The exhibition offers a space to reason on how individual and collective behaviors change when we are constantly classified, measured, simulated, and even reprogrammed. Through June 25, 2023, in Binario 1 and 2 of the former train repair workshops, Perfect Behaviors presents works by Universal Everything (UK), Paolo Cirio (Italy), Eva and Franco Mattes (Italy), Brent Watanabe (U.S.), Geumhyung Jeong (South Korea) and James Bridle (U.K.). These works are, at first glance, quite different, yet they all strive for the same goal: show visitors alternative narratives to the dominant technological determinism, to help us see what is invisible even when up close. In a context where the quantification of everyday life is at the hands of increasingly sophisticated data collection systems, the exhibition challenges the idea of artificial intelligence and the world of data as powerful autonomous creatures inside opaque black boxes, emphasizing instead how, behind the tools for measuring interactions, there is always a human being.

In September 2023, the group exhibition mutating bodies, imploding stars, curated by Samuele Piazza, furthers the research started by OGR in 2018 with the project dancing is what we make of falling. The works of Alex Baczyński-JenkinsEglė Budvytytė (Lithuania), Guglielmo Castelli (Italy), and Raúl de Nieves (Mexico), and their use of media and languages ranging from painting to video installation, reflect on the formation of subjectivity through different approaches. Starting from feminist ecology and queer affect theory, they expand notions about the concept of the physical body, accepting vulnerability and desire as central factors in our relationship with the other.
The exhibition takes its title from one of the works in the show, Song For a Compost by Eglė Budvytytė: a hypnotic video exploration of nonhuman forms of consciousness nested within a symbiotic system, which addresses some of the project's central themes such the concepts of interdependence, abandonment, death, and decay.

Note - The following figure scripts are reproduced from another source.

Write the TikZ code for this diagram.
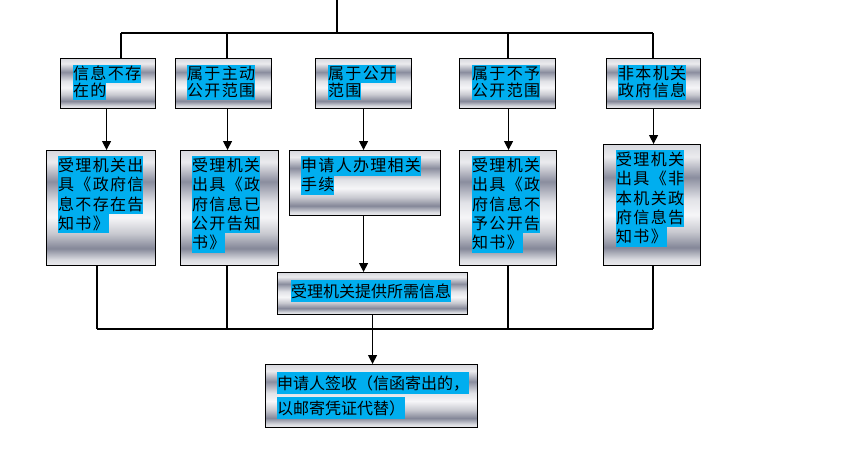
\documentclass[tikz,border=0pt]{standalone}
\usepackage{fontspec}
\newfontfamily\cjk[LetterSpace=8]{Noto Sans CJK SC}
\newfontfamily\cjkn{Noto Sans CJK SC}
\usetikzlibrary{arrows.meta,calc}
\definecolor{hlblue}{RGB}{0,174,239}
\definecolor{chA}{RGB}{215,216,222}
\definecolor{chB}{RGB}{235,235,238}
\definecolor{chC}{RGB}{138,141,158}
\definecolor{chD}{RGB}{225,226,231}
\definecolor{chE}{RGB}{246,246,248}
\definecolor{chF}{RGB}{200,201,208}
\definecolor{chG}{RGB}{132,135,152}
\definecolor{chH}{RGB}{220,221,226}
\pgfdeclareverticalshading{chrome}{100bp}{color(0bp)=(chB); color(25bp)=(chB); color(27.5bp)=(chH); color(32.5bp)=(chG); color(39bp)=(chF); color(46bp)=(chE); color(52.5bp)=(chD); color(61.5bp)=(chC); color(70bp)=(chB); color(75bp)=(chA); color(100bp)=(chA)}
\setlength{\fboxsep}{0pt}
\newlength\hlht
\newcommand\hl[1]{\colorbox{hlblue}{\rule[-0.21\hlht]{0pt}{\hlht}#1}}
\tikzset{
  chromebox/.style={draw=black, line width=1.1pt, shading=chrome, rectangle, inner sep=0pt, anchor=north west},
  txta/.style={anchor=north west, inner sep=0pt, align=left, font={\cjk\fontsize{16pt}{17.5pt}\selectfont\setlength\hlht{17.5pt}}},
  txtb/.style={anchor=north west, inner sep=0pt, align=left, font={\cjk\fontsize{16pt}{19.3pt}\selectfont\setlength\hlht{19.3pt}}},
  txtc/.style={anchor=north west, inner sep=0pt, align=left, font={\cjkn\fontsize{16pt}{25pt}\selectfont\setlength\hlht{22pt}}},
  line/.style={draw=black, line width=1.1pt},
  arr/.style={line, -{Triangle[width=9pt,length=9pt]}}
}
\begin{document}
\begin{tikzpicture}[x=1pt,y=-1pt]
\useasboundingbox (0,0) rectangle (848,467);
% row 1
\node[chromebox, minimum width=95pt, minimum height=50pt] (a1) at (60,58) {};
\node[chromebox, minimum width=96pt, minimum height=50pt] (a2) at (175,58) {};
\node[chromebox, minimum width=96pt, minimum height=50pt] (a3) at (315,58) {};
\node[chromebox, minimum width=96pt, minimum height=50pt] (a4) at (459,58) {};
\node[chromebox, minimum width=94pt, minimum height=50pt] (a5) at (606,58) {};
% row 2
\node[chromebox, minimum width=109pt, minimum height=115pt] (b1) at (46,150) {};
\node[chromebox, minimum width=98pt, minimum height=115pt] (b2) at (180,150) {};
\node[chromebox, minimum width=151pt, minimum height=65pt] (b3) at (289,150) {};
\node[chromebox, minimum width=97pt, minimum height=115pt] (b4) at (459,150) {};
\node[chromebox, minimum width=97pt, minimum height=121pt] (b5) at (603,144) {};
% row 3
\node[chromebox, minimum width=190pt, minimum height=42pt] (c) at (277,272) {};
\node[chromebox, minimum width=212pt, minimum height=63pt] (d) at (265,364) {};
% texts
\node[txta] (ta1) at (73,65) {\hl{信息不存}\\\hl{在的}};
\node[txta] (ta2) at (187,65) {\hl{属于主动}\\\hl{公开范围}};
\node[txta] (ta3) at (328,65) {\hl{属于公开}\\\hl{范围}};
\node[txta] (ta4) at (472,65) {\hl{属于不予}\\\hl{公开范围}};
\node[txta] (ta5) at (618,65) {\hl{非本机关}\\\hl{政府信息}};
\node[txtb] (tb1) at (58,156) {\hl{受理机关出}\\\hl{具《政府信}\\\hl{息不存在告}\\\hl{知书》}};
\node[txtb] (tb2) at (192,156) {\hl{受理机关}\\\hl{出具《政}\\\hl{府信息已}\\\hl{公开告知}\\\hl{书》}};
\node[txtb] (tb3) at (301,156) {\hl{申请人办理相关}\\\hl{手续}};
\node[txtb] (tb4) at (472,156) {\hl{受理机关}\\\hl{出具《政}\\\hl{府信息不}\\\hl{予公开告}\\\hl{知书》}};
\node[txtb] (tb5) at (616,150) {\hl{受理机关}\\\hl{出具《非}\\\hl{本机关政}\\\hl{府信息告}\\\hl{知书》}};
\node[txtc] (tc) at (291,280) {\hl{受理机关提供所需信息}};
\node[txtc] (td) at (277,372) {\hl{申请人签收（信函寄出的，}\\\hl{以邮寄凭证代替）}};
% top connectors
\coordinate (top) at (337,0);
\coordinate (hb) at (337,33);
\coordinate (hl) at (121,33);
\coordinate (h2) at (227,33);
\coordinate (h4) at (508,33);
\coordinate (hr) at (653,33);
\draw[line] (top) -- (hb);
\draw[line] (hl) -- (hr);
\draw[line] (hl) -- (hl |- a1.north);
\draw[line] (h2) -- (h2 |- a2.north);
\draw[line] (h4) -- (h4 |- a4.north);
\draw[line] (hr) -- (hr |- a5.north);
% arrows row1 -> row2
\draw[arr] ([xshift=-1.5pt]a1.south) -- ([xshift=-1.5pt]a1.south |- b1.north);
\draw[arr] ([xshift=4pt]a2.south) -- ([xshift=4pt]a2.south |- b2.north);
\draw[arr] (a3.south) -- (a3.south |- b3.north);
\draw[arr] ([xshift=1pt]a4.south) -- ([xshift=1pt]a4.south |- b4.north);
\draw[arr] (a5.south) -- (a5.south |- b5.north);
\draw[arr] ([xshift=-1.5pt]b3.south) -- ([xshift=-1.5pt]b3.south |- c.north);
% bottom collector
\coordinate (bl) at (97,329);
\coordinate (g2) at (227,329);
\coordinate (g4) at (508,329);
\coordinate (br) at (653,329);
\draw[line] (bl) -- (br);
\draw[line] (bl |- b1.south) -- (bl);
\draw[line] (g2 |- b2.south) -- (g2);
\draw[line] (g4 |- b4.south) -- (g4);
\draw[line] (br |- b5.south) -- (br);
\draw[arr] (c.south) -- (c.south |- d.north);
\end{tikzpicture}
\end{document}
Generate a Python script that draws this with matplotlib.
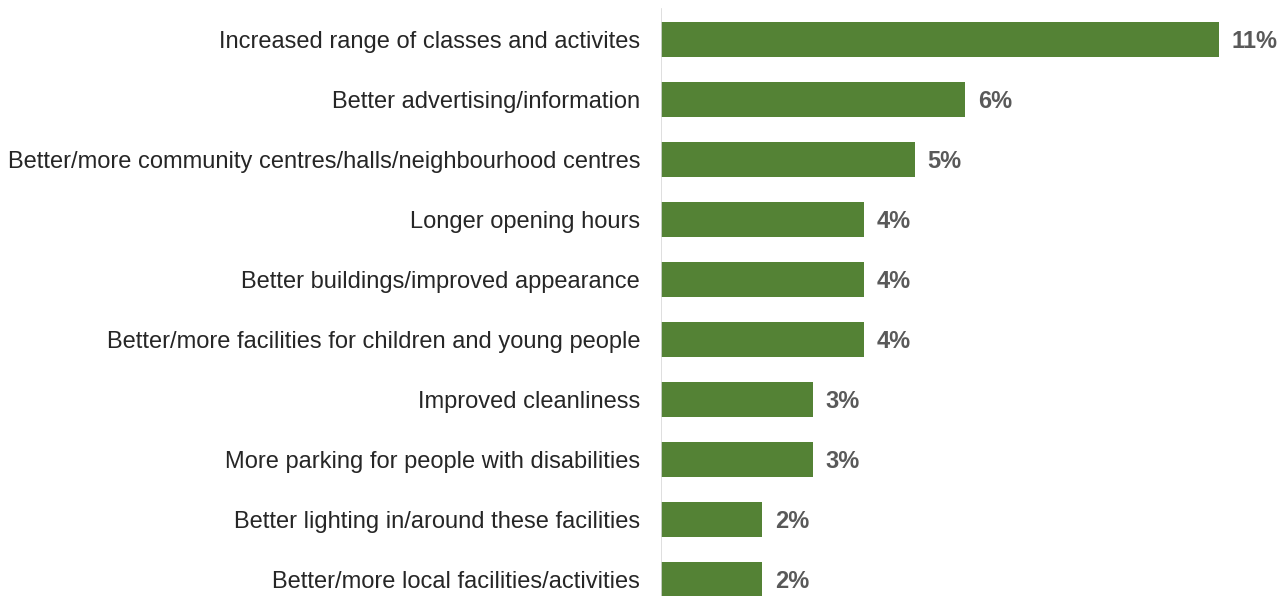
import matplotlib.pyplot as plt

categories = [
    "Increased range of classes and activites",
    "Better advertising/information",
    "Better/more community centres/halls/neighbourhood centres",
    "Longer opening hours",
    "Better buildings/improved appearance",
    "Better/more facilities for children and young people",
    "Improved cleanliness",
    "More parking for people with disabilities",
    "Better lighting in/around these facilities",
    "Better/more local facilities/activities",
]
values = [11, 6, 5, 4, 4, 4, 3, 3, 2, 2]

plt.rcParams["font.family"] = ["Liberation Sans", "DejaVu Sans"]

W, H = 1279, 596
fig = plt.figure(figsize=(W / 100, H / 100), dpi=100)
left_px = 661
ax = fig.add_axes([left_px / W, 0, 1 - left_px / W, 1])

bar_color = "#548235"
positions = list(range(len(categories)))
ax.barh(positions, values, height=0.57, color=bar_color)

# pixel layout: row pitch 60px, first row centred 39.5px from the top
pitch = 60.0
ax.set_ylim((H - 39.5) / pitch, -39.5 / pitch)
ax.set_xlim(0, (W - left_px) / 50.7)

for y, v in zip(positions, values):
    ax.text(v + 0.25, y + 0.04, f"{v}%", va="center", ha="left",
            fontsize=17, fontweight="bold", color="#595959")

ax.set_yticks(positions)
ax.set_yticklabels(categories, fontsize=17, color="#262626")
ax.tick_params(axis="y", length=0, pad=15)
ax.set_xticks([])
for s in ax.spines.values():
    s.set_visible(False)

ax.axvline(0, ymin=0, ymax=1 - 9 / H, color="#d9d9d9", linewidth=1.2)

fig.savefig("out.png", dpi=100)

The most ambitious project of OGR Cult for 2023 will open its door during Artissima Art Week: from November Binario 1 of OGR Torino will host a solo show by Sarah Sze. Since the late 1990s, Sarah Sze has developed a signature visual language that challenges the static nature of sculpture. Her installations unfold like a series of experiments that construct intimate systems of order – precarious ecologies in which material conveys meaning and a sense of loss.  Through complex constellations of objects and a proliferation of images, Sarah Sze expands upon the never-ending stream of visual narratives that we negotiate daily, from magazines and newspapers, television and iPhones, to cyberspace and outer space. Her practice evokes the generative and recursive process of image-making in a world where consumption and production are more interdependent and where sculpture gives rise to images, and images to sculpture.

The central piece of the exhibition in Turin is a new work by the artist, co-commissioned and co-produced by OGR Torino, Artangel, London and ARoS, Aarhus Art Museum, with the support of Victoria Miro Gallery.

Produced with the support of Fondazione Sviluppo and Crescita CRT - which supports a fellowship for Piedmontese artists for a residency at the American Academy in Rome - the solo exhibition of Sara Enrico (Italy), curated by Samuele Piazza, is presented at Binario 2, where her works, created through a sophisticated manipulation of materials, from textiles to concrete to foam rubber, will be displayed in an ideal procession along the exhibition route. The relationship with the surface of objects, the tension between structures, and the interconnections of heterogeneous elements, will challenge the audience's perceptual categories, immersing them in a sensory, visual, and tactile experience.